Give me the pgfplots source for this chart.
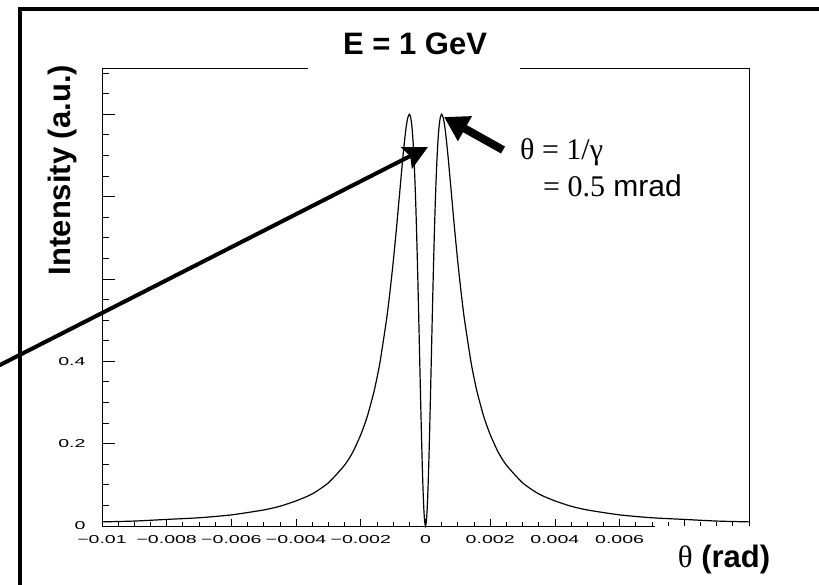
\documentclass[border=0pt]{standalone}
\usepackage{pgfplots}
\pgfplotsset{compat=1.18}
\usepackage{pgfplotstable}
\usepackage{fontspec}
\usetikzlibrary{arrows.meta}
\setmainfont{Liberation Sans}
\newfontfamily\tickfont{Liberation Sans}[FakeStretch=1.7]
\newfontfamily\seriffont{Liberation Serif}

% angular distribution of the radiated intensity, normalised to the peak
\pgfplotstableread{
theta      I
-0.01000   0.010
-0.00900   0.012
-0.00800   0.016
-0.00700   0.020
-0.00600   0.027
-0.00500   0.039
-0.00450   0.048
-0.00400   0.061
-0.00350   0.078
-0.00300   0.105
-0.00250   0.148
-0.00225   0.179
-0.00200   0.222
-0.00180   0.266
-0.00160   0.324
-0.00150   0.360
-0.00140   0.401
-0.00120   0.504
-0.00110   0.568
-0.00100   0.640
-0.00090   0.721
-0.00080   0.808
-0.00070   0.895
-0.00065   0.934
-0.00060   0.968
-0.00055   0.991
-0.000500  1.000
-0.000475  0.997
-0.000450  0.989
-0.000425  0.974
-0.000400  0.952
-0.000375  0.922
-0.000350  0.883
-0.000325  0.835
-0.000300  0.779
-0.000275  0.713
-0.000250  0.640
-0.000225  0.560
-0.000200  0.476
-0.000175  0.389
-0.000150  0.303
-0.000125  0.222
-0.000100  0.148
-0.000075  0.086
-0.000050  0.039
-0.000025  0.010
 0.000000  0.000
 0.000025  0.010
 0.000050  0.039
 0.000075  0.086
 0.000100  0.148
 0.000125  0.222
 0.000150  0.303
 0.000175  0.389
 0.000200  0.476
 0.000225  0.560
 0.000250  0.640
 0.000275  0.713
 0.000300  0.779
 0.000325  0.835
 0.000350  0.883
 0.000375  0.922
 0.000400  0.952
 0.000425  0.974
 0.000450  0.989
 0.000475  0.997
 0.000500  1.000
 0.00055   0.991
 0.00060   0.968
 0.00065   0.934
 0.00070   0.895
 0.00080   0.808
 0.00090   0.721
 0.00100   0.640
 0.00110   0.568
 0.00120   0.504
 0.00140   0.401
 0.00150   0.360
 0.00160   0.324
 0.00180   0.266
 0.00200   0.222
 0.00225   0.179
 0.00250   0.148
 0.00300   0.105
 0.00350   0.078
 0.00400   0.061
 0.00450   0.048
 0.00500   0.039
 0.00600   0.027
 0.00700   0.020
 0.00800   0.016
 0.00900   0.012
 0.01000   0.010
}\profile

\begin{document}
\begin{tikzpicture}[x=1pt,y=1pt]
\useasboundingbox (0,0) rectangle (819,584);

% x axis: ticks, labels and the curve
\begin{axis}[
  at={(102pt,58pt)}, anchor=south west,
  scale only axis, width=647pt, height=457pt,
  xmin=-0.01, xmax=0.01, ymin=0, ymax=1.11,
  axis line style={draw=none},
  tick align=inside, xtick pos=left,
  ytick=\empty,
  xtick={-0.01,-0.008,-0.006,-0.004,-0.002,0,0.002,0.004,0.006,0.008,0.01},
  xticklabels={−0.01,−0.008,−0.006,−0.004,−0.002,0,0.002,0.004,0.006,{},{}},
  scaled x ticks=false,
  minor x tick num=3,
  major tick length=7pt, minor tick length=4pt,
  every tick/.style={black, line width=0.8pt},
  xticklabel style={font=\tickfont\fontsize{11.5}{11.5}\selectfont, yshift=-6pt},
  clip=false,
]
\addplot[black, line width=1.2pt, smooth, tension=0.4] table[x=theta, y=I] {\profile};
\end{axis}

% y axis ticks and labels
\begin{axis}[
  at={(102pt,58pt)}, anchor=south west,
  scale only axis, width=647pt, height=457pt,
  xmin=-0.01, xmax=0.01, ymin=0, ymax=1.11,
  axis line style={draw=none},
  tick align=inside, ytick pos=left,
  xtick=\empty,
  ytick={0,0.2,0.4,0.6,0.8,1.0},
  yticklabels={0,0.2,0.4,{},{},{}},
  minor ytick={0.05,0.1,0.15,0.25,0.3,0.35,0.45,0.5,0.55,0.65,0.7,0.75,0.85,0.9,0.95,1.05,1.1},
  major tick length=13pt, minor tick length=7pt,
  every tick/.style={black, line width=0.8pt},
  yticklabel style={font=\tickfont\fontsize{11.5}{11.5}\selectfont, xshift=-13pt},
]
\end{axis}

% axis frame, broken under the title and the x label
\draw[black, line width=1pt] (102,515) -- (102,58) -- (655,58);
\draw[black, line width=1pt] (102,515) -- (308,515);
\draw[black, line width=1pt] (520,515) -- (749,515) -- (749,58);

% outer frame
\draw[black, line width=4pt] (20,-10) -- (20,575) -- (830,575);

% titles
\node[anchor=base, inner sep=0] at (415,529) {\fontsize{31}{31}\selectfont\bfseries E = 1 GeV};
\node[anchor=base, inner sep=0, rotate=90] at (70,414) {\fontsize{31}{31}\selectfont\bfseries Intensity (a.u.)};
\node[anchor=base, inner sep=0] at (724,17) {\fontsize{31}{31}\selectfont{\seriffont θ} \bfseries (rad)};

% annotation
\node[anchor=base west, inner sep=0] at (520,424) {\seriffont\fontsize{30}{30}\selectfont θ = 1/γ};
\node[anchor=base west, inner sep=0] at (543,387) {\fontsize{30}{30}\selectfont{\seriffont = 0.5} mrad};

\draw[black, line width=4pt, -{Stealth[length=24pt, width=24pt, inset=4pt]}] (-2,218) -- (428,437);
\draw[black, line width=8pt, -{Triangle[length=24pt, width=27pt]}] (503,434) -- (444,467);
\end{tikzpicture}
\end{document}
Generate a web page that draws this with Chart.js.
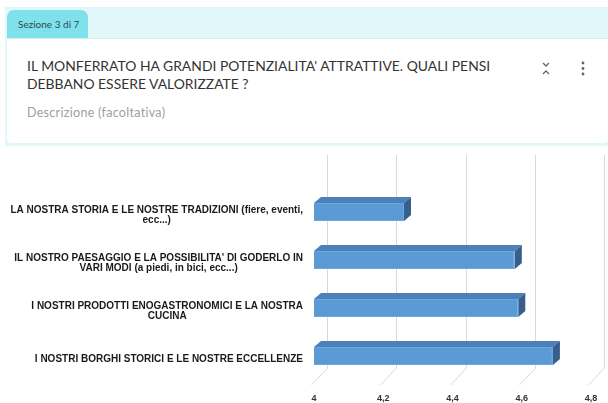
<!DOCTYPE html>
<html>
<head>
<meta charset="utf-8">
<script src="https://cdn.jsdelivr.net/npm/chart.js@4"></script>
<style>
  html, body { margin: 0; padding: 0; background: #fff; width: 608px; height: 403px; overflow: hidden; }
  #band { position: absolute; left: 5px; top: 7px; width: 603px; height: 139px; background: #e2f7fa; }
  #tab { position: absolute; left: 7px; top: 10px; width: 81px; height: 28px; background: #7fe1ec;
         border-radius: 7px 7px 0 0; font: 10px Lato, sans-serif; color: #2e4a4d; line-height: 28px; padding-left: 11px; box-sizing: border-box; }
  #card { position: absolute; left: 7px; top: 38px; width: 601px; height: 104px; background: #fff;
          border-top: 1px solid #d6eef2; border-radius: 0 0 4px 4px; }
  #title { position: absolute; left: 20px; top: 18px; width: 500px; font: 13.9px Lato, sans-serif; color: #333; line-height: 18px; }
  #descr { position: absolute; left: 20px; top: 66px; font: 12.5px Lato, sans-serif; letter-spacing: 0.3px; color: #a0a0a0; }
  #icons { position: absolute; left: 535px; top: 22px; }
  #wrap { position: absolute; left: 0; top: 148px; width: 608px; height: 255px; }
</style>
</head>
<body>
<div id="band"></div>
<div id="tab">Sezione 3 di 7</div>
<div id="card">
  <div id="title">IL MONFERRATO HA GRANDI POTENZIALITA' ATTRATTIVE. QUALI PENSI<br>DEBBANO ESSERE VALORIZZATE ?</div>
  <div id="descr">Descrizione (facoltativa)</div>
  <svg id="icons" width="60" height="20">
    <polyline points="1,2 4,5 7,2" fill="none" stroke="#666" stroke-width="1.3"/>
    <polyline points="1,13 4,10 7,13" fill="none" stroke="#666" stroke-width="1.3"/>
    <circle cx="41" cy="2" r="1.4" fill="#666"/>
    <circle cx="41" cy="7.5" r="1.4" fill="#666"/>
    <circle cx="41" cy="13" r="1.4" fill="#666"/>
  </svg>
</div>
<div id="wrap"><canvas id="grafico"></canvas></div>
<script>
const categorie = [
  ['LA NOSTRA STORIA E LE NOSTRE TRADIZIONI (fiere, eventi,', 'ecc...)'],
  ["IL NOSTRO PAESAGGIO E LA POSSIBILITA' DI GODERLO IN", 'VARI MODI (a piedi, in bici, ecc...)'],
  ['I NOSTRI PRODOTTI ENOGASTRONOMICI E LA NOSTRA', 'CUCINA'],
  ['I NOSTRI BORGHI STORICI E LE NOSTRE ECCELLENZE']
];
const medie = [4.26, 4.58, 4.59, 4.69];
const tickValori = [4, 4.2, 4.4, 4.6, 4.8];
const tickEtichette = ['4', '4,2', '4,4', '4,6', '4,8'];

const FONT_LAB = 'bold 10px "Liberation Sans", Arial, sans-serif';
const DX = 7, DY = 6;      // profondita' 3D delle barre
const GX = 13, GY = 12;    // spostamento della parete di fondo

// griglia sul fondo + linee del pavimento
const griglia3d = {
  id: 'griglia3d',
  beforeDatasetsDraw(chart) {
    const { ctx, chartArea, scales: { x } } = chart;
    ctx.save();
    ctx.strokeStyle = '#d9d9d9';
    ctx.lineWidth = 1;
    tickValori.forEach(v => {
      const px = Math.round(x.getPixelForValue(v)) + 0.5;
      ctx.beginPath();
      ctx.moveTo(px + GX, chartArea.top - 33);
      ctx.lineTo(px + GX, chartArea.bottom - GY);
      ctx.lineTo(px - 3, chartArea.bottom + 5);
      ctx.stroke();
    });
    ctx.restore();
  }
};

// facce superiore e laterale delle barre
const barre3d = {
  id: 'barre3d',
  afterDatasetsDraw(chart) {
    const { ctx, chartArea } = chart;
    ctx.save();
    chart.getDatasetMeta(0).data.forEach(b => {
      const top = b.y - b.height / 2, bot = b.y + b.height / 2;
      const x0 = Math.max(b.base, chartArea.left);
      ctx.fillStyle = '#4d7fb8';
      ctx.beginPath();
      ctx.moveTo(x0, top);
      ctx.lineTo(x0 + DX, top - DY);
      ctx.lineTo(b.x + DX, top - DY);
      ctx.lineTo(b.x, top);
      ctx.closePath();
      ctx.fill();
      ctx.fillStyle = '#375f8c';
      ctx.beginPath();
      ctx.moveTo(b.x, top);
      ctx.lineTo(b.x + DX, top - DY);
      ctx.lineTo(b.x + DX, bot - DY);
      ctx.lineTo(b.x, bot);
      ctx.closePath();
      ctx.fill();
    });
    ctx.restore();
  }
};

// etichette categorie: blocco allineato a destra, righe centrate nel blocco
const etichette = {
  id: 'etichette',
  afterDraw(chart) {
    const { ctx, scales: { y } } = chart;
    ctx.save();
    ctx.font = FONT_LAB;
    ctx.fillStyle = '#1a1a1a';
    ctx.textAlign = 'center';
    ctx.textBaseline = 'middle';
    const destra = y.right - 11, lh = 10.5;
    categorie.forEach((righe, i) => {
      const w = Math.max(...righe.map(r => ctx.measureText(r).width));
      const cx = destra - w / 2;
      const cy = y.getPixelForTick(i) + 3;
      righe.forEach((r, k) => ctx.fillText(r, cx, cy + (k - (righe.length - 1) / 2) * lh));
    });
    ctx.restore();
  }
};

new Chart(document.getElementById('grafico'), {
  type: 'bar',
  data: {
    labels: categorie,
    datasets: [{
      data: medie,
      backgroundColor: '#5b9bd5',
      borderColor: '#6aa6dc',
      borderWidth: 1,
      barPercentage: 0.37,
      categoryPercentage: 1
    }]
  },
  options: {
    indexAxis: 'y',
    responsive: true,
    maintainAspectRatio: false,
    animation: false,
    layout: { padding: { top: 40, right: 17, left: 0, bottom: 0 } },
    plugins: { legend: { display: false }, tooltip: { enabled: false } },
    scales: {
      x: {
        min: 4, max: 4.8,
        grid: { display: false },
        border: { display: false },
        afterBuildTicks: s => { s.ticks = tickValori.map(v => ({ value: v })); },
        afterFit: s => { s.height = 23; },
        ticks: {
          padding: 5,
          color: '#333',
          font: { family: '"Liberation Sans", Arial, sans-serif', size: 9, weight: 'bold' },
          callback: (v, i) => tickEtichette[i]
        }
      },
      y: {
        grid: { display: false },
        border: { display: false },
        afterFit: s => { s.width = 314; },
        ticks: { display: false }
      }
    }
  },
  plugins: [griglia3d, barre3d, etichette]
});
</script>
</body>
</html>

☆ ☆ ☆ ☆ ☆ ☆ ☆

Task brief
Only the number is wanted: how many lines in the entries above contain the word "this"?

Task solution
2